Education department disputes reports that Limpopo schools have not received textbooks
The Department of Basic Education is disputing insinuations that there are schools which have not received textbooks. It is untrue that schools have not received textbooks. More than 6,5million have been delivered in 2014 and an additional 306,000 have been ordered to address reported shortages (see Mail & Guardian report).
The majority of the 18,000 books alleged to be shortages are actually books from previous years which schools were supposed to retrieve from learners at the end of the school year.
We acknowledge that there are schools that have reported shortages in February and orders have been made and delivered.

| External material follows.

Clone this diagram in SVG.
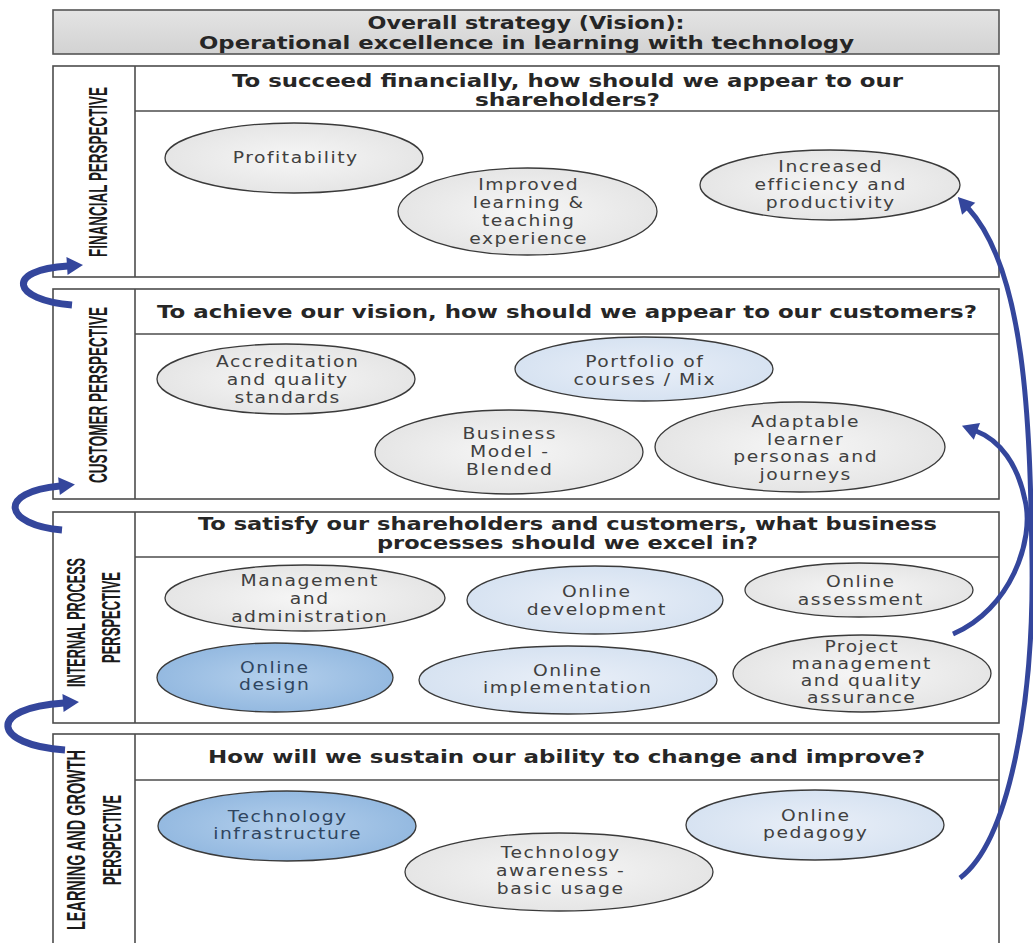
<svg xmlns="http://www.w3.org/2000/svg" width="1033" height="943" viewBox="0 0 1033 943">
<defs>
<style>
.panel{fill:#ffffff;stroke:#4d4d4d;stroke-width:1.6}
.div{stroke:#4d4d4d;stroke-width:1.6}
.ttl{font-family:"DejaVu Sans",Verdana,sans-serif;font-weight:bold;font-size:17px;fill:#262626;text-anchor:middle}
.vlab{font-family:"Liberation Sans",Arial,sans-serif;font-weight:bold;font-size:26px;fill:#1a1a1a;text-anchor:middle}
.el{stroke:#3a3a3a;stroke-width:1.3}
.lbl{font-family:"DejaVu Sans",Verdana,sans-serif;font-size:15px;fill:#404040;text-anchor:middle;letter-spacing:1.2px}
.lblb{fill:#2f4560}
.arr{fill:none;stroke:#34469c;stroke-linecap:butt}
</style>
<linearGradient id="hdr" x1="0" y1="0" x2="0" y2="1">
<stop offset="0" stop-color="#e4e4e4"/><stop offset="1" stop-color="#d2d2d2"/>
</linearGradient>
<radialGradient id="gGray" cx="0.5" cy="0.5" r="0.6">
<stop offset="0" stop-color="#f6f6f6"/><stop offset="1" stop-color="#e2e2e2"/>
</radialGradient>
<radialGradient id="gLight" cx="0.5" cy="0.5" r="0.6">
<stop offset="0" stop-color="#e9eff8"/><stop offset="1" stop-color="#d3e0f0"/>
</radialGradient>
<radialGradient id="gMed" cx="0.5" cy="0.5" r="0.6">
<stop offset="0" stop-color="#b3cfec"/><stop offset="1" stop-color="#8eb5de"/>
</radialGradient>
<marker id="ah" markerUnits="userSpaceOnUse" markerWidth="20" markerHeight="22" viewBox="0 -11 18 22" refX="1" refY="0" orient="auto">
<path d="M0,-9 L16,0 L0,9 z" fill="#34469c"/>
</marker>
</defs>

<rect width="1033" height="943" fill="#ffffff"/>

<g id="header">
<rect x="53" y="10" width="946" height="44" fill="url(#hdr)" stroke="#555555" stroke-width="1.6"/>
<text class="ttl" x="526" y="29" textLength="317" lengthAdjust="spacingAndGlyphs">Overall strategy (Vision):</text>
<text class="ttl" x="526.5" y="48.5" textLength="655" lengthAdjust="spacingAndGlyphs">Operational excellence in learning with technology</text>
</g>

<g id="financial-panel">
<rect class="panel" x="53" y="66" width="946" height="211"/>
<line class="div" x1="135" y1="66" x2="135" y2="277"/>
<line class="div" x1="135" y1="111" x2="999" y2="111"/>
<text class="vlab" transform="translate(107 172) rotate(-90)" textLength="170" lengthAdjust="spacingAndGlyphs">FINANCIAL PERSPECTIVE</text>
<text class="ttl" x="567.5" y="86.5" textLength="671" lengthAdjust="spacingAndGlyphs">To succeed financially, how should we appear to our</text>
<text class="ttl" x="567.5" y="106" textLength="185" lengthAdjust="spacingAndGlyphs">shareholders?</text>
</g>

<g id="customer-panel">
<rect class="panel" x="53" y="289" width="946" height="210"/>
<line class="div" x1="135" y1="289" x2="135" y2="499"/>
<line class="div" x1="135" y1="334" x2="999" y2="334"/>
<text class="vlab" transform="translate(107 395) rotate(-90)" textLength="176" lengthAdjust="spacingAndGlyphs">CUSTOMER PERSPECTIVE</text>
<text class="ttl" x="567" y="317.5" textLength="820" lengthAdjust="spacingAndGlyphs">To achieve our vision, how should we appear to our customers?</text>
</g>

<g id="internal-panel">
<rect class="panel" x="53" y="512" width="946" height="211"/>
<line class="div" x1="135" y1="512" x2="135" y2="723"/>
<line class="div" x1="135" y1="557" x2="999" y2="557"/>
<text class="vlab" transform="translate(85 622.5) rotate(-90)" textLength="129" lengthAdjust="spacingAndGlyphs">INTERNAL PROCESS</text>
<text class="vlab" transform="translate(120 617.5) rotate(-90)" textLength="91" lengthAdjust="spacingAndGlyphs">PERSPECTIVE</text>
<text class="ttl" x="567.5" y="530" textLength="739" lengthAdjust="spacingAndGlyphs">To satisfy our shareholders and customers, what business</text>
<text class="ttl" x="567.5" y="549" textLength="381" lengthAdjust="spacingAndGlyphs">processes should we excel in?</text>
</g>

<g id="learning-panel">
<rect class="panel" x="53" y="734" width="946" height="240"/>
<line class="div" x1="135" y1="734" x2="135" y2="943"/>
<line class="div" x1="135" y1="780" x2="999" y2="780"/>
<text class="vlab" transform="translate(85 840) rotate(-90)" textLength="180" lengthAdjust="spacingAndGlyphs">LEARNING AND GROWTH</text>
<text class="vlab" transform="translate(121 840) rotate(-90)" textLength="90" lengthAdjust="spacingAndGlyphs">PERSPECTIVE</text>
<text class="ttl" x="566.5" y="763" textLength="717" lengthAdjust="spacingAndGlyphs">How will we sustain our ability to change and improve?</text>
</g>

<g id="profitability">
<ellipse class="el" cx="294" cy="158" rx="129" ry="35" fill="url(#gGray)"/>
<text class="lbl" transform="translate(295.7 0) scale(1.25 1)" x="0" y="163">Profitability</text>
</g>
<g id="improved-learning">
<ellipse class="el" cx="527.5" cy="211.5" rx="129.5" ry="43.5" fill="url(#gGray)"/>
<text class="lbl" transform="translate(528.7 0) scale(1.25 1)"><tspan x="0" y="190">Improved</tspan><tspan x="0" y="208">learning &amp;</tspan><tspan x="0" y="226">teaching</tspan><tspan x="0" y="244">experience</tspan></text>
</g>
<g id="increased-efficiency">
<ellipse class="el" cx="830" cy="185" rx="130" ry="35" fill="url(#gGray)"/>
<text class="lbl" transform="translate(830.7 0) scale(1.25 1)"><tspan x="0" y="172">Increased</tspan><tspan x="0" y="190">efficiency and</tspan><tspan x="0" y="208">productivity</tspan></text>
</g>

<g id="accreditation">
<ellipse class="el" cx="286" cy="379" rx="129" ry="35" fill="url(#gGray)"/>
<text class="lbl" transform="translate(287.7 0) scale(1.25 1)"><tspan x="0" y="367">Accreditation</tspan><tspan x="0" y="385">and quality</tspan><tspan x="0" y="403">standards</tspan></text>
</g>
<g id="portfolio">
<ellipse class="el" cx="644" cy="369" rx="129" ry="32" fill="url(#gLight)"/>
<text class="lbl" transform="translate(644.7 0) scale(1.25 1)"><tspan x="0" y="367">Portfolio of</tspan><tspan x="0" y="385">courses / Mix</tspan></text>
</g>
<g id="business-model">
<ellipse class="el" cx="509" cy="452" rx="134" ry="42" fill="url(#gGray)"/>
<text class="lbl" transform="translate(509.7 0) scale(1.25 1)"><tspan x="0" y="439">Business</tspan><tspan x="0" y="457">Model -</tspan><tspan x="0" y="475">Blended</tspan></text>
</g>
<g id="adaptable-learner">
<ellipse class="el" cx="800" cy="447" rx="145" ry="45" fill="url(#gGray)"/>
<text class="lbl" transform="translate(805.7 0) scale(1.25 1)"><tspan x="0" y="427">Adaptable</tspan><tspan x="0" y="445">learner</tspan><tspan x="0" y="462">personas and</tspan><tspan x="0" y="480">journeys</tspan></text>
</g>

<g id="management">
<ellipse class="el" cx="305" cy="598" rx="140" ry="33" fill="url(#gGray)"/>
<text class="lbl" transform="translate(309.7 0) scale(1.25 1)"><tspan x="0" y="586">Management</tspan><tspan x="0" y="604">and</tspan><tspan x="0" y="622">administration</tspan></text>
</g>
<g id="online-development">
<ellipse class="el" cx="595" cy="600" rx="128" ry="34" fill="url(#gLight)"/>
<text class="lbl" transform="translate(596.7 0) scale(1.25 1)"><tspan x="0" y="597">Online</tspan><tspan x="0" y="615">development</tspan></text>
</g>
<g id="online-assessment">
<ellipse class="el" cx="859" cy="590" rx="114" ry="27" fill="url(#gGray)"/>
<text class="lbl" transform="translate(860.7 0) scale(1.25 1)"><tspan x="0" y="587">Online</tspan><tspan x="0" y="605">assessment</tspan></text>
</g>
<g id="online-design">
<ellipse class="el" cx="275" cy="677.5" rx="118" ry="34.5" fill="url(#gMed)"/>
<text class="lbl lblb" transform="translate(274.7 0) scale(1.25 1)"><tspan x="0" y="673">Online</tspan><tspan x="0" y="690">design</tspan></text>
</g>
<g id="online-implementation">
<ellipse class="el" cx="568" cy="680" rx="149" ry="34" fill="url(#gLight)"/>
<text class="lbl" transform="translate(567.7 0) scale(1.25 1)"><tspan x="0" y="676">Online</tspan><tspan x="0" y="693">implementation</tspan></text>
</g>
<g id="project-management">
<ellipse class="el" cx="862" cy="673.5" rx="129" ry="38.5" fill="url(#gGray)"/>
<text class="lbl" transform="translate(861.7 0) scale(1.25 1)"><tspan x="0" y="652">Project</tspan><tspan x="0" y="669">management</tspan><tspan x="0" y="686">and quality</tspan><tspan x="0" y="703">assurance</tspan></text>
</g>

<g id="technology-infrastructure">
<ellipse class="el" cx="287" cy="826" rx="129" ry="35" fill="url(#gMed)"/>
<text class="lbl lblb" transform="translate(287.7 0) scale(1.25 1)"><tspan x="0" y="822">Technology</tspan><tspan x="0" y="839">infrastructure</tspan></text>
</g>
<g id="online-pedagogy">
<ellipse class="el" cx="815" cy="825" rx="129" ry="35" fill="url(#gLight)"/>
<text class="lbl" transform="translate(815.7 0) scale(1.25 1)"><tspan x="0" y="821">Online</tspan><tspan x="0" y="838">pedagogy</tspan></text>
</g>
<g id="technology-awareness">
<ellipse class="el" cx="559" cy="872" rx="154" ry="39" fill="url(#gGray)"/>
<text class="lbl" transform="translate(560.7 0) scale(1.25 1)"><tspan x="0" y="858">Technology</tspan><tspan x="0" y="876">awareness -</tspan><tspan x="0" y="894">basic usage</tspan></text>
</g>

<g id="connectors">
<path class="arr" stroke-width="7" d="M 72 305 C 12 300, 4 270, 68 266" marker-end="url(#ah)"/>
<path class="arr" stroke-width="7" d="M 62 530 C 4 525, -4 492, 60 486" marker-end="url(#ah)"/>
<path class="arr" stroke-width="7" d="M 65 750 C -8 745, -14 708, 64 703" marker-end="url(#ah)"/>
<path class="arr" stroke-width="5" d="M 960 878 C 1010 840, 1034 700, 1032 560 C 1030 420, 1025 270, 968 208" marker-end="url(#ah)"/>
<path class="arr" stroke-width="5" d="M 953 634 C 1010 610, 1035 540, 1025 500 C 1018 465, 1000 440, 976 431" marker-end="url(#ah)"/>
</g>
</svg>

We are taken aback by the alleged shortages as it is unusual to have shortages once deliveries have been made on appropriately reported shortages of textbooks.
It is surprising to learn that the same organisation that applauded the Limpopo Education Department and DBE for the successful procurement and delivery of books is the same organisation that has now turned to the courts. This same NGO even undertook earlier this year to inform the public that they would work with the Departments in resolving all issues regarding textbooks. This NGO has now elected to work with some School Governing Bodies to approach the courts on the same matters they said they would cooperate with the department on.
For the record some of the SGBs have not even reported these shortages to the authorities in Limpopo or DBE. The evidence at our disposal has revealed that the shortages reported are not even books that are in the catalogue. It appears that the majority of the 39 schools listed in the court appears did not check or verify the deliveries of textbooks against the orders placed. They belatedly only did so after the advent of the 2014 school year during 2014.